Comments and implications
The Supreme Court reversing the decision of the Court of Appeal allows restructuring professionals to breathe a sigh of relief, as they no longer need to fear the repercussions of having to take into account potentially large pension deficits when assessing the prospects of rescuing the business of companies on the verge of insolvency nor rely on the promises of tPR made in a statement of July 2012 that it would act "reasonably" when exercising its anti-avoidance powers. The decision will also be appreciated by employer companies, that would have found it harder to borrow funds, as lenders would have demanded more favourable terms or even refused funding, had the FSDs retained the "super priority" status. For that reason, there is also an upside for pension scheme trustees in the Supreme Court’s decision since a reduced ability on the part of employers to secure financing and/or achieve beneficial restructurings could prejudice the employers’ ability to fund their schemes in the long-term.

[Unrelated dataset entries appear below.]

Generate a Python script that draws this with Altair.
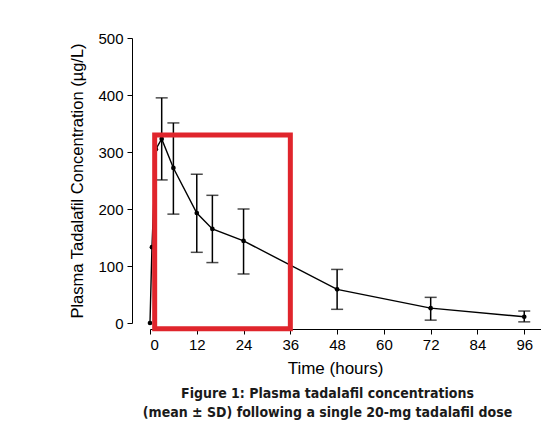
import altair as alt
import pandas as pd

# mean concentration curve
time_h = [0, 0.5, 1.5, 3, 6, 12, 16, 24, 48, 72, 96]
mean_conc = [0, 133, 305, 323, 272, 193, 165, 144, 59, 26, 11]

# mean ± SD error bars
sd_time = [3, 6, 12, 16, 24, 48, 72, 96]
sd_low = [251, 191, 124, 106, 86, 24, 5, 2]
sd_high = [395, 351, 261, 224, 200, 94, 45, 21]

# red annotation box (data units)
box_x = [1.2, 36]
box_y = [-10, 330]

x_ticks = [0, 12, 24, 36, 48, 60, 72, 84, 96]
y_ticks = [0, 100, 200, 300, 400, 500]

curve = pd.DataFrame({"t": time_h, "c": mean_conc})
bars = pd.DataFrame({"t": sd_time, "lo": sd_low, "hi": sd_high})
box = pd.DataFrame({"x0": [box_x[0]], "x1": [box_x[1]], "y0": [box_y[0]], "y1": [box_y[1]]})

FONT = "Liberation Sans, Arial, sans-serif"
CAP_FONT = "DejaVu Sans Condensed, Liberation Sans Narrow, Liberation Sans, sans-serif"

xs = alt.Scale(domain=[0, 100.3], nice=False, zero=False)
ys = alt.Scale(domain=[0, 500], nice=False)

x_axis = alt.Axis(values=x_ticks, title="Time (hours)", offset=6, grid=False,
                  tickSize=5, labelFontSize=15, titleFontSize=17, titleFontWeight="normal",
                  labelFont=FONT, titleFont=FONT, domainColor="black", tickColor="black",
                  labelColor="black", titleColor="black", titlePadding=8, labelPadding=3,
                  titleX=185)
y_axis = alt.Axis(values=y_ticks, title="Plasma Tadalafil Concentration (µg/L)", offset=18,
                  grid=False, tickSize=5, labelFontSize=15, titleFontSize=16.5,
                  titleFontWeight="normal", labelFont=FONT, titleFont=FONT,
                  domainColor="black", tickColor="black", labelColor="black",
                  titleColor="black", titlePadding=12, labelPadding=4)

line = alt.Chart(curve).mark_line(color="black", strokeWidth=1.4).encode(
    x=alt.X("t:Q", scale=xs, axis=x_axis),
    y=alt.Y("c:Q", scale=ys, axis=y_axis),
)
pts = alt.Chart(curve).mark_circle(color="black", size=22, opacity=1).encode(
    x=alt.X("t:Q", scale=xs), y=alt.Y("c:Q", scale=ys)
)
rule = alt.Chart(bars).mark_rule(color="black", strokeWidth=1.5).encode(
    x=alt.X("t:Q", scale=xs), y=alt.Y("lo:Q", scale=ys), y2="hi:Q"
)
cap_lo = alt.Chart(bars).mark_tick(color="black", orient="horizontal", size=12, thickness=1.5).encode(
    x=alt.X("t:Q", scale=xs), y=alt.Y("lo:Q", scale=ys)
)
cap_hi = alt.Chart(bars).mark_tick(color="black", orient="horizontal", size=12, thickness=1.5).encode(
    x=alt.X("t:Q", scale=xs), y=alt.Y("hi:Q", scale=ys)
)
rect = alt.Chart(box).mark_rect(fill=None, fillOpacity=0, stroke="#e0252c", strokeWidth=5).encode(
    x=alt.X("x0:Q", scale=xs), x2="x1:Q", y=alt.Y("y0:Q", scale=ys), y2="y1:Q"
)

chart = alt.layer(line, rule, cap_lo, cap_hi, pts, rect).properties(
    width=391, height=285,
    autosize=alt.AutoSizeParams(type="none"),
    padding={"left": 142, "top": 30, "right": 0, "bottom": 100},
    title=alt.TitleParams(
        ["Figure 1: Plasma tadalafil concentrations", "(mean  ±  SD) following a single 20-mg tadalafil dose"],
        orient="bottom", anchor="middle", font=CAP_FONT, fontSize=14,
        fontWeight="bold", color="#1a1a1a", offset=11, lineHeight=19, dx=-18,
    ),
).configure(background="white").configure_view(strokeWidth=0)

chart.save("out.html", embed_options={"renderer": "svg", "actions": False})
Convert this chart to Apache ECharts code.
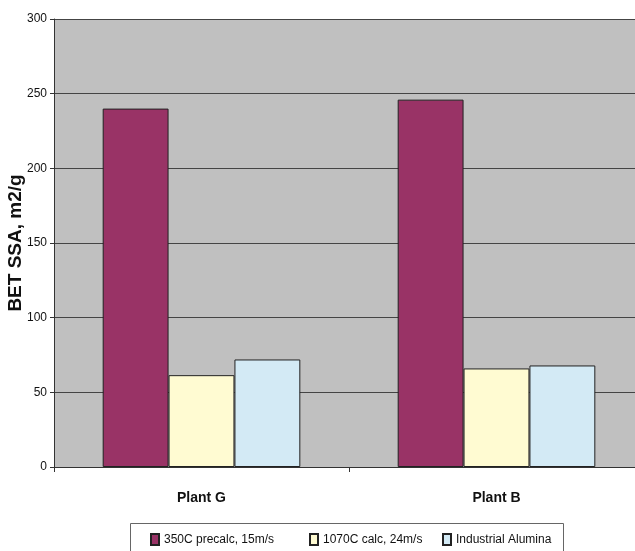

The insolvency profession, companies and lenders will welcome the Supreme Court decision as the balance is restored between ensuring companies satisfy their pension liabilities and meeting obligations to their creditors, without the need for Parliament to intervene. It is a return to the norm and bolsters the corporate rescue culture that modern insolvency law seeks to encourage, and that is arguably key to the turnaround of UK plc at this time.
Also much to be welcomed is the broad approach to the definition of contingent liabilities, which constitute provable debts that can be compromised through insolvency processes. There should now be more scope to rescue companies with latent statutory liabilities, such as environmental and health and safety liabilities. Restructuring professionals advising companies in these sectors with financial difficulties will be looking closely at the decision to see whether such liabilities will no longer be at risk of having "super priority" status.